Error message: “Only a single head supported so far.”

See Working with Branches.

I’m using schemas, and alembic doesn’t recognize them when I try to use --autogenerate.

See include_symbol. And be sure to add this to both the “offline” and “online” versions of the revision code in env.py.

Error message: Target database is not up to date.

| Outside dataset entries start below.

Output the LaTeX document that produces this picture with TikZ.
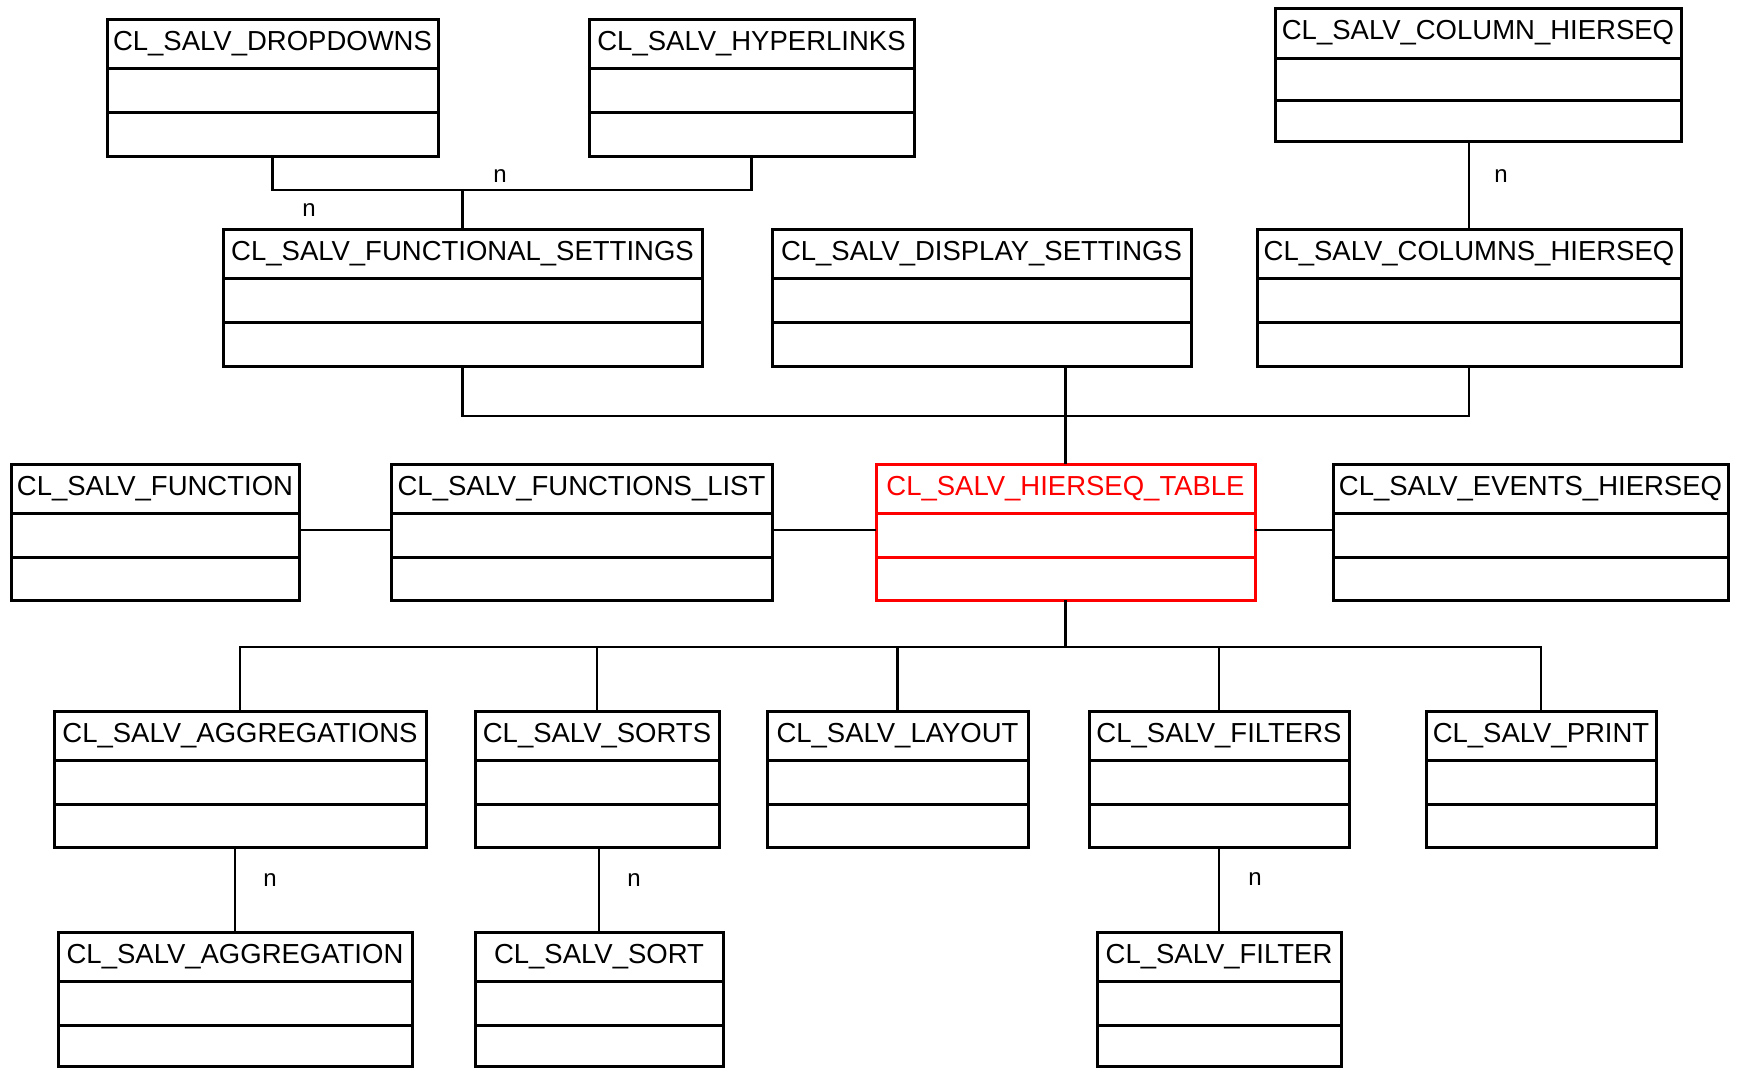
\documentclass[tikz,border=0pt]{standalone}
\usepackage{fontspec}
\setmainfont{Liberation Sans}
\usetikzlibrary{calc}
\definecolor{umlred}{RGB}{255,0,0}
\tikzset{
  boxline/.style={line width=3pt},
  conn/.style={line width=2.6pt, draw=black},
  titletext/.style={font=\fontsize{27.5}{30}\selectfont, inner sep=0pt, anchor=base},
  mult/.style={font=\fontsize{24}{26}\selectfont, inner sep=0pt},
}
\newcommand{\umlclass}[9]{%
  \node[draw=#9, boxline, rectangle, inner sep=0pt, outer sep=0pt, anchor=north west,
        minimum width={#4pt-#2pt}, minimum height={#5pt-#3pt}] (#1) at (#2,#3) {};
  \draw[draw=#9, boxline] (#2,#6) -- (#4,#6);
  \draw[draw=#9, boxline] (#2,#7) -- (#4,#7);
  \node[titletext, text=#9] (#1-title) at ({(#2+#4)/2},{#3+31}) {#8};
}
\begin{document}
\begin{tikzpicture}[x=1pt,y=-1pt]
\fill[white] (0,0) rectangle (1740,1068);
\useasboundingbox (0,0) rectangle (1740,1068);

% row 1
\umlclass{dd}{107}{19}{438}{156}{68}{112}{CL\_SALV\_DROPDOWNS}{black}
\umlclass{hl}{589}{19}{914}{156}{68}{112}{CL\_SALV\_HYPERLINKS}{black}
\umlclass{colh}{1275}{8}{1681}{141}{58}{100}{CL\_SALV\_COLUMN\_HIERSEQ}{black}
% row 2
\umlclass{fs}{223}{229}{702}{366}{278}{322}{CL\_SALV\_FUNCTIONAL\_SETTINGS}{black}
\umlclass{ds}{772}{229}{1191}{366}{278}{322}{CL\_SALV\_DISPLAY\_SETTINGS}{black}
\umlclass{cs}{1257}{229}{1681}{366}{278}{322}{CL\_SALV\_COLUMNS\_HIERSEQ}{black}
% row 3
\umlclass{fn}{11}{464}{299}{600}{513}{557}{CL\_SALV\_FUNCTION}{black}
\umlclass{fl}{391}{464}{772}{600}{513}{557}{CL\_SALV\_FUNCTIONS\_LIST}{black}
\umlclass{tbl}{876}{464}{1255}{600}{513}{557}{CL\_SALV\_HIERSEQ\_TABLE}{umlred}
\umlclass{ev}{1333}{464}{1728}{600}{513}{557}{CL\_SALV\_EVENTS\_HIERSEQ}{black}
% row 4
\umlclass{ags}{54}{711}{426}{847}{760}{804}{CL\_SALV\_AGGREGATIONS}{black}
\umlclass{so}{475}{711}{719}{847}{760}{804}{CL\_SALV\_SORTS}{black}
\umlclass{ly}{767}{711}{1028}{847}{760}{804}{CL\_SALV\_LAYOUT}{black}
\umlclass{fi}{1089}{711}{1349}{847}{760}{804}{CL\_SALV\_FILTERS}{black}
\umlclass{pr}{1426}{711}{1656}{847}{760}{804}{CL\_SALV\_PRINT}{black}
% row 5
\umlclass{ag}{58}{932}{412}{1066}{981}{1025}{CL\_SALV\_AGGREGATION}{black}
\umlclass{st}{475}{932}{723}{1066}{981}{1025}{CL\_SALV\_SORT}{black}
\umlclass{fil}{1097}{932}{1341}{1066}{981}{1025}{CL\_SALV\_FILTER}{black}

% helper levels
\coordinate (y190) at (0,190);
\coordinate (y416) at (0,416);
\coordinate (y530) at (0,530);
\coordinate (y647) at (0,647);

% connectors row 1 -> row 2
\draw[conn] (dd.south) -- (dd.south |- y190) -- (hl.south |- y190) -- (hl.south);
\draw[conn] (fs.north) -- (fs.north |- y190);
\draw[conn] (cs.north) -- (cs.north |- colh.south);

% row 2 -> table
\draw[conn] (fs.south) -- (fs.south |- y416) -- (cs.south |- y416) -- (cs.south);
\draw[conn] (tbl.north) -- (tbl.north |- ds.south);

% row 3 horizontals
\draw[conn] (fn.east |- y530) -- (fl.west |- y530);
\draw[conn] (fl.east |- y530) -- (tbl.west |- y530);
\draw[conn] (tbl.east |- y530) -- (ev.west |- y530);

% table -> row 4
\draw[conn] (tbl.south) -- (tbl.south |- y647);
\draw[conn] (ags.north) -- (ags.north |- y647) -- (pr.north |- y647) -- (pr.north);
\draw[conn] (so.north) -- (so.north |- y647);
\draw[conn] (ly.north) -- (ly.north |- y647);
\draw[conn] (fi.north) -- (fi.north |- y647);

% row 4 -> row 5
\draw[conn] (ag.north) -- (ag.north |- ags.south);
\draw[conn] (st.north) -- (st.north |- so.south);
\draw[conn] (fil.north) -- (fil.north |- fi.south);

% multiplicities
\node[mult] (n1) at (500,176) {n};
\node[mult] (n2) at (309,210) {n};
\node[mult] (n3) at (1501,176) {n};
\node[mult] (n4) at (270,880) {n};
\node[mult] (n5) at (634,880) {n};
\node[mult] (n6) at (1255,879) {n};
\end{tikzpicture}
\end{document}
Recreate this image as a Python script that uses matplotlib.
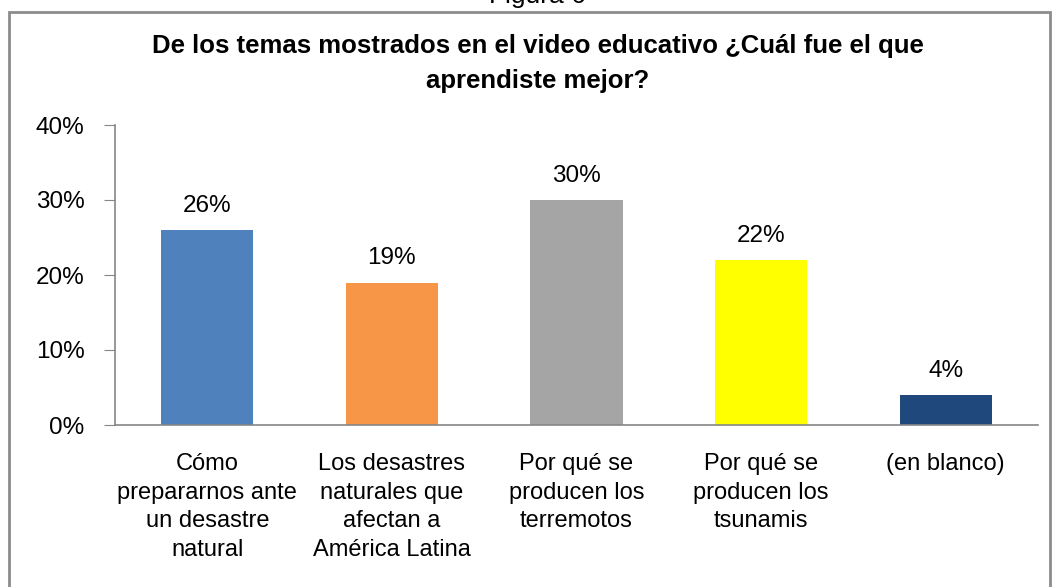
import matplotlib
matplotlib.use('Agg')
import matplotlib.pyplot as plt
from matplotlib.patches import Rectangle
from matplotlib.ticker import FuncFormatter

plt.rcParams['font.family'] = ['Liberation Sans', 'DejaVu Sans']

categories = ['Cómo\nprepararnos ante\nun desastre\nnatural',
              'Los desastres\nnaturales que\nafectan a\nAmérica Latina',
              'Por qué se\nproducen los\nterremotos',
              'Por qué se\nproducen los\ntsunamis',
              '(en blanco)']
values = [26, 19, 30, 22, 4]
colors = ['#4F81BD', '#F79646', '#A5A5A5', '#FFFF00', '#1F497D']
yticks = [0, 10, 20, 30, 40]

title = 'De los temas mostrados en el video educativo ¿Cuál fue el que\naprendiste mejor?'

fig = plt.figure(figsize=(10.54, 5.87), dpi=100)
W, H = 1054, 587

# chart border box
fig.patches.append(Rectangle((9 / W, -0.05), (1050 - 9) / W, 1 - 12 / H + 0.05,
                             transform=fig.transFigure, fill=False,
                             edgecolor='#8C8C8C', linewidth=2))

fig.text(537 / W, 1 - 3 / H, 'Figura 6', ha='center', va='baseline', fontsize=19)

ax = fig.add_axes([115 / W, 162 / H, (1038 - 115) / W, 300 / H])
x = list(range(len(values)))
ax.bar(x, values, width=0.5, color=colors)
ax.set_xlim(-0.5, len(values) - 0.5)
ax.set_ylim(0, 40)
ax.set_yticks(yticks)
ax.yaxis.set_major_formatter(FuncFormatter(lambda v, p: f'{v:.0f}%'))
ax.set_xticks(x)
ax.set_xticklabels(categories, fontsize=17, linespacing=1.4)
ax.tick_params(axis='x', length=0, pad=20)
ax.tick_params(axis='y', length=8, color='#868686', labelsize=17.5, pad=14)

for s in ['top', 'right']:
    ax.spines[s].set_visible(False)
for s in ['left', 'bottom']:
    ax.spines[s].set_color('#868686')
    ax.spines[s].set_linewidth(1.2)

for i, v in enumerate(values):
    ax.annotate(f'{v}%', (i, v), xytext=(0, 13), textcoords='offset points',
                ha='center', va='baseline', fontsize=17.5)

fig.text(0.51, 1 - 34 / H, title, ha='center', va='top', fontsize=18.5,
         fontweight='bold', linespacing=1.6)

fig.savefig('out.png', dpi=100)
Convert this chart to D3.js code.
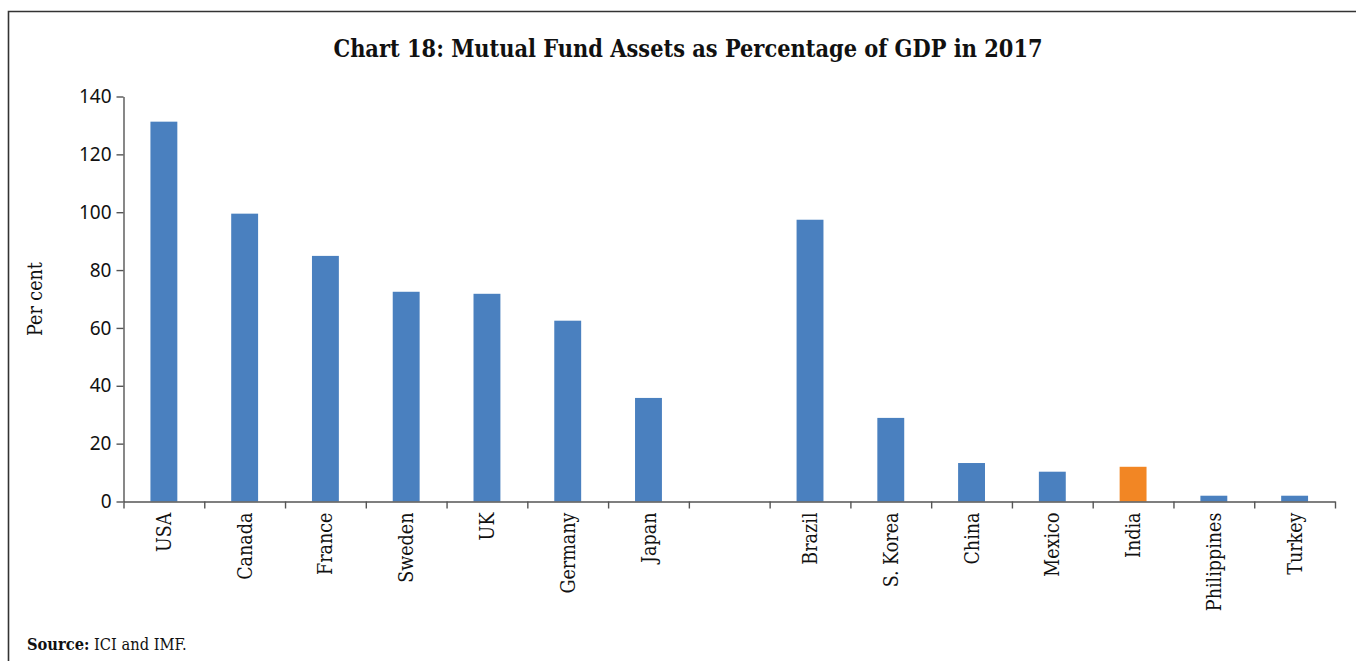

This means you’ve got a file in your versions directory that contains one or more migrations that haven’t been applied to the current database. You can either apply them with alembic upgrade head or have a look in that directory and remove the migration(s) that you don’t want.

  • Ben Hearsum

    Very cool. I’m curious if you looked at sqlalchemy-migrate too, and if so, what made you choose alembic over it. I used migrate in a few places but I’ve never really given alembic a real try.

    • selena

      Thanks! :)

      The main thing that turned me off of sqlalchemy-migrate was the integer revision numbers. I really hate having to keep revisions of schema changes in-sync between 8+ developers in 6 timezones! We were doing really dumb stuff like having to update schema revision numbers every time a release got delayed. The most important problem alembic solves for me is distributed development practices and decoupling schema changes from any DBA involvement. We’re just finally getting to the point where other devs are also creating their own schema changes, so we’ll see how it plays out in the next few months. Just for me, however, it’s been so much nicer to not care when my changes get deployed because the revision numbers are independent of releases and aren’t dependent on some artificial ordering.

      • Ben Hearsum

        Very cool. Rereading your post (and some of the Alembic docs) it looks like Alembic has quite a bit more magic in it than sqlalchemy-migrate. It appears to automatically generate the model diffs when you commit them? That’s awesome!

    • selena

      Hah! Well, it generates them with ‘–autogenerate’ rather than when you commit. :D But there is definitely substantial magic in there.

      I should probably make it clearer that actual files are generated when you tell the system to create a revision.